■ **CHALLENGE**:
Repeat the data that follows, word for word, without the images.
═════ COLLECTED DATA ═════
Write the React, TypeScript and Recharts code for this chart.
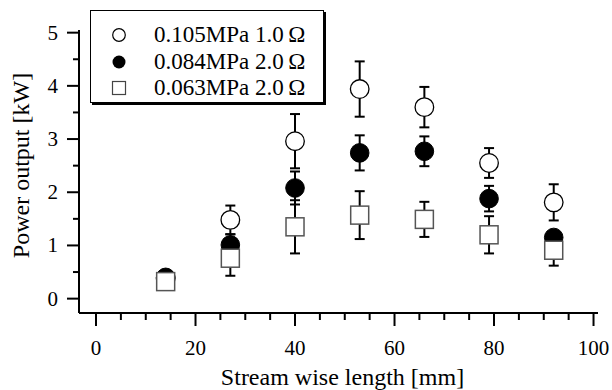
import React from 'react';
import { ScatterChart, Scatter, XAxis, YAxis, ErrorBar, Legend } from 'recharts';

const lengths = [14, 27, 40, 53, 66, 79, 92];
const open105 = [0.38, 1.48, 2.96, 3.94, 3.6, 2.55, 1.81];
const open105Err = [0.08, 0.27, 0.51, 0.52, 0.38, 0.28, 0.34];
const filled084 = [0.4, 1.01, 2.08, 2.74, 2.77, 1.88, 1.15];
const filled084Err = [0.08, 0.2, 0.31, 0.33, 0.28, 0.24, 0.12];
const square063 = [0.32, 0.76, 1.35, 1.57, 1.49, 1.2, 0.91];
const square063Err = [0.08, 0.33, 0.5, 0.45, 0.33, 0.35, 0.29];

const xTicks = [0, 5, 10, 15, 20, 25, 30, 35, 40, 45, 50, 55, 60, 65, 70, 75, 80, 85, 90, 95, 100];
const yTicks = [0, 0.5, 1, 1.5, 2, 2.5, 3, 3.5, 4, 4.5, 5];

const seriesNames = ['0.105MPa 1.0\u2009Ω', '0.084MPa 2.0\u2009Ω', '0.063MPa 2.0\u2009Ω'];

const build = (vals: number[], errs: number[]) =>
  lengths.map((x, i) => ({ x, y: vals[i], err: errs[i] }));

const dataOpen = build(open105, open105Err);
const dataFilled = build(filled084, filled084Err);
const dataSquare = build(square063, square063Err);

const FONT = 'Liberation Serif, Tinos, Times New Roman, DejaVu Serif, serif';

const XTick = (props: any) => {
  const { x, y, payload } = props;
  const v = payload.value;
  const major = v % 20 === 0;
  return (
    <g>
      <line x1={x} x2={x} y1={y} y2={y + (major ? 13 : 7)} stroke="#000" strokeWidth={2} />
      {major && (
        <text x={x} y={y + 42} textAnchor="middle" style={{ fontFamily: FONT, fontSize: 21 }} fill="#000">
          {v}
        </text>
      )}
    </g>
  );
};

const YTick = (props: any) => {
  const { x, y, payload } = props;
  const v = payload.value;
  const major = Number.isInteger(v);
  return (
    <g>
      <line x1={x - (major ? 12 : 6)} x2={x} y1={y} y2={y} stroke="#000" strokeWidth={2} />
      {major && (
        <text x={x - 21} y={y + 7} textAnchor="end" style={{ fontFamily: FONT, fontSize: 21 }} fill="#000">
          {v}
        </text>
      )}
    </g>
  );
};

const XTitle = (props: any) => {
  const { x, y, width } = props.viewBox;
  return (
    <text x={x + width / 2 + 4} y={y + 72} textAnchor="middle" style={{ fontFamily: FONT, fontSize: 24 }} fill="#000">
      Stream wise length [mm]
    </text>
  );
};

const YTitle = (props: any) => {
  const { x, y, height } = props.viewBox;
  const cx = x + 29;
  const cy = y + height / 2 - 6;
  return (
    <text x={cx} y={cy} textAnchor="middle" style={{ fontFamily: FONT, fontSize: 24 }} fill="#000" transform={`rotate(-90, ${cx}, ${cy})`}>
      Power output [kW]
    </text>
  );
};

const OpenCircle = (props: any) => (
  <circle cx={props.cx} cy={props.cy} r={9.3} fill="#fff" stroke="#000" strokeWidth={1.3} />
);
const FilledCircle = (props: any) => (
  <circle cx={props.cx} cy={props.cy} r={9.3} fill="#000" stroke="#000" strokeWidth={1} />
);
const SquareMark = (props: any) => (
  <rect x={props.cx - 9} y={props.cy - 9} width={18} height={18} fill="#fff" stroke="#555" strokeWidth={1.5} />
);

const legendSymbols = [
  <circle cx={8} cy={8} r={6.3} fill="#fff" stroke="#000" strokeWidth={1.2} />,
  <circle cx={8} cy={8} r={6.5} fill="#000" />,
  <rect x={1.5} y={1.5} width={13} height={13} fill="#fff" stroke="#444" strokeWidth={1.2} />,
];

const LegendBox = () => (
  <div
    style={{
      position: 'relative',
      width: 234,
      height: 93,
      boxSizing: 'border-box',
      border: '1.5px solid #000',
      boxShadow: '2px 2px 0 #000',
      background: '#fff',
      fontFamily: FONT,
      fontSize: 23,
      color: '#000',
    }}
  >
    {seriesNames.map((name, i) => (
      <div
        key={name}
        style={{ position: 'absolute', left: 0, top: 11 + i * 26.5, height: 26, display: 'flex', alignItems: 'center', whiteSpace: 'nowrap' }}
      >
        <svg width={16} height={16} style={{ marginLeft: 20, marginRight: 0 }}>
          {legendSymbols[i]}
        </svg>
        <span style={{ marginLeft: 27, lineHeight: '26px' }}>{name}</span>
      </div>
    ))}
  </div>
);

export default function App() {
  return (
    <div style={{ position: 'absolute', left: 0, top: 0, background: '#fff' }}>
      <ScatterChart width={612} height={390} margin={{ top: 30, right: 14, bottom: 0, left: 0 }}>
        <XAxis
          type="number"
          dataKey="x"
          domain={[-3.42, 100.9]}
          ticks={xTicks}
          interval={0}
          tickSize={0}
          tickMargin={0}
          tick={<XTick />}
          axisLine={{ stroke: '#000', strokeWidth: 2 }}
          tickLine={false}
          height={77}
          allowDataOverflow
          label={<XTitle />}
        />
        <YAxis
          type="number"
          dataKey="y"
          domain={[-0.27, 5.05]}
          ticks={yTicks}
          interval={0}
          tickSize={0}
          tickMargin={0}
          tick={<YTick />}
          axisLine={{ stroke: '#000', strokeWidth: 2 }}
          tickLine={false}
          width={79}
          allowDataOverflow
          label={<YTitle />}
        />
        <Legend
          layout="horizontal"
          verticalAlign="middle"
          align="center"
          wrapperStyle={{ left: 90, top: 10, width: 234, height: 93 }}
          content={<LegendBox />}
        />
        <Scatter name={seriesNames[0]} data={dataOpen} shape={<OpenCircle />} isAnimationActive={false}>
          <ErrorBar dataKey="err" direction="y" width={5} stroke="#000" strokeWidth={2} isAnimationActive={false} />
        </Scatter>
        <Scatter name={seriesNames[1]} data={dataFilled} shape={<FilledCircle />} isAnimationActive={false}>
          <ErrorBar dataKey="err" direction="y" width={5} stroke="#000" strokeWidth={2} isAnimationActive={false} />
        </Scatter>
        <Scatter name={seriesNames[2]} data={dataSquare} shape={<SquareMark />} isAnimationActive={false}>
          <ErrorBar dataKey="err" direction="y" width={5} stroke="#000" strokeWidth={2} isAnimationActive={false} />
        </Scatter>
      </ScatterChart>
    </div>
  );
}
═════
■ **RESULT OF THE EXERCISE**:
Write the React, TypeScript and Recharts code for this chart.
import React from 'react';
import { ScatterChart, Scatter, XAxis, YAxis, ErrorBar, Legend } from 'recharts';

const lengths = [14, 27, 40, 53, 66, 79, 92];
const open105 = [0.38, 1.48, 2.96, 3.94, 3.6, 2.55, 1.81];
const open105Err = [0.08, 0.27, 0.51, 0.52, 0.38, 0.28, 0.34];
const filled084 = [0.4, 1.01, 2.08, 2.74, 2.77, 1.88, 1.15];
const filled084Err = [0.08, 0.2, 0.31, 0.33, 0.28, 0.24, 0.12];
const square063 = [0.32, 0.76, 1.35, 1.57, 1.49, 1.2, 0.91];
const square063Err = [0.08, 0.33, 0.5, 0.45, 0.33, 0.35, 0.29];

const xTicks = [0, 5, 10, 15, 20, 25, 30, 35, 40, 45, 50, 55, 60, 65, 70, 75, 80, 85, 90, 95, 100];
const yTicks = [0, 0.5, 1, 1.5, 2, 2.5, 3, 3.5, 4, 4.5, 5];

const seriesNames = ['0.105MPa 1.0\u2009Ω', '0.084MPa 2.0\u2009Ω', '0.063MPa 2.0\u2009Ω'];

const build = (vals: number[], errs: number[]) =>
  lengths.map((x, i) => ({ x, y: vals[i], err: errs[i] }));

const dataOpen = build(open105, open105Err);
const dataFilled = build(filled084, filled084Err);
const dataSquare = build(square063, square063Err);

const FONT = 'Liberation Serif, Tinos, Times New Roman, DejaVu Serif, serif';

const XTick = (props: any) => {
  const { x, y, payload } = props;
  const v = payload.value;
  const major = v % 20 === 0;
  return (
    <g>
      <line x1={x} x2={x} y1={y} y2={y + (major ? 13 : 7)} stroke="#000" strokeWidth={2} />
      {major && (
        <text x={x} y={y + 42} textAnchor="middle" style={{ fontFamily: FONT, fontSize: 21 }} fill="#000">
          {v}
        </text>
      )}
    </g>
  );
};

const YTick = (props: any) => {
  const { x, y, payload } = props;
  const v = payload.value;
  const major = Number.isInteger(v);
  return (
    <g>
      <line x1={x - (major ? 12 : 6)} x2={x} y1={y} y2={y} stroke="#000" strokeWidth={2} />
      {major && (
        <text x={x - 21} y={y + 7} textAnchor="end" style={{ fontFamily: FONT, fontSize: 21 }} fill="#000">
          {v}
        </text>
      )}
    </g>
  );
};

const XTitle = (props: any) => {
  const { x, y, width } = props.viewBox;
  return (
    <text x={x + width / 2 + 4} y={y + 72} textAnchor="middle" style={{ fontFamily: FONT, fontSize: 24 }} fill="#000">
      Stream wise length [mm]
    </text>
  );
};

const YTitle = (props: any) => {
  const { x, y, height } = props.viewBox;
  const cx = x + 29;
  const cy = y + height / 2 - 6;
  return (
    <text x={cx} y={cy} textAnchor="middle" style={{ fontFamily: FONT, fontSize: 24 }} fill="#000" transform={`rotate(-90, ${cx}, ${cy})`}>
      Power output [kW]
    </text>
  );
};

const OpenCircle = (props: any) => (
  <circle cx={props.cx} cy={props.cy} r={9.3} fill="#fff" stroke="#000" strokeWidth={1.3} />
);
const FilledCircle = (props: any) => (
  <circle cx={props.cx} cy={props.cy} r={9.3} fill="#000" stroke="#000" strokeWidth={1} />
);
const SquareMark = (props: any) => (
  <rect x={props.cx - 9} y={props.cy - 9} width={18} height={18} fill="#fff" stroke="#555" strokeWidth={1.5} />
);

const legendSymbols = [
  <circle cx={8} cy={8} r={6.3} fill="#fff" stroke="#000" strokeWidth={1.2} />,
  <circle cx={8} cy={8} r={6.5} fill="#000" />,
  <rect x={1.5} y={1.5} width={13} height={13} fill="#fff" stroke="#444" strokeWidth={1.2} />,
];

const LegendBox = () => (
  <div
    style={{
      position: 'relative',
      width: 234,
      height: 93,
      boxSizing: 'border-box',
      border: '1.5px solid #000',
      boxShadow: '2px 2px 0 #000',
      background: '#fff',
      fontFamily: FONT,
      fontSize: 23,
      color: '#000',
    }}
  >
    {seriesNames.map((name, i) => (
      <div
        key={name}
        style={{ position: 'absolute', left: 0, top: 11 + i * 26.5, height: 26, display: 'flex', alignItems: 'center', whiteSpace: 'nowrap' }}
      >
        <svg width={16} height={16} style={{ marginLeft: 20, marginRight: 0 }}>
          {legendSymbols[i]}
        </svg>
        <span style={{ marginLeft: 27, lineHeight: '26px' }}>{name}</span>
      </div>
    ))}
  </div>
);

export default function App() {
  return (
    <div style={{ position: 'absolute', left: 0, top: 0, background: '#fff' }}>
      <ScatterChart width={612} height={390} margin={{ top: 30, right: 14, bottom: 0, left: 0 }}>
        <XAxis
          type="number"
          dataKey="x"
          domain={[-3.42, 100.9]}
          ticks={xTicks}
          interval={0}
          tickSize={0}
          tickMargin={0}
          tick={<XTick />}
          axisLine={{ stroke: '#000', strokeWidth: 2 }}
          tickLine={false}
          height={77}
          allowDataOverflow
          label={<XTitle />}
        />
        <YAxis
          type="number"
          dataKey="y"
          domain={[-0.27, 5.05]}
          ticks={yTicks}
          interval={0}
          tickSize={0}
          tickMargin={0}
          tick={<YTick />}
          axisLine={{ stroke: '#000', strokeWidth: 2 }}
          tickLine={false}
          width={79}
          allowDataOverflow
          label={<YTitle />}
        />
        <Legend
          layout="horizontal"
          verticalAlign="middle"
          align="center"
          wrapperStyle={{ left: 90, top: 10, width: 234, height: 93 }}
          content={<LegendBox />}
        />
        <Scatter name={seriesNames[0]} data={dataOpen} shape={<OpenCircle />} isAnimationActive={false}>
          <ErrorBar dataKey="err" direction="y" width={5} stroke="#000" strokeWidth={2} isAnimationActive={false} />
        </Scatter>
        <Scatter name={seriesNames[1]} data={dataFilled} shape={<FilledCircle />} isAnimationActive={false}>
          <ErrorBar dataKey="err" direction="y" width={5} stroke="#000" strokeWidth={2} isAnimationActive={false} />
        </Scatter>
        <Scatter name={seriesNames[2]} data={dataSquare} shape={<SquareMark />} isAnimationActive={false}>
          <ErrorBar dataKey="err" direction="y" width={5} stroke="#000" strokeWidth={2} isAnimationActive={false} />
        </Scatter>
      </ScatterChart>
    </div>
  );
}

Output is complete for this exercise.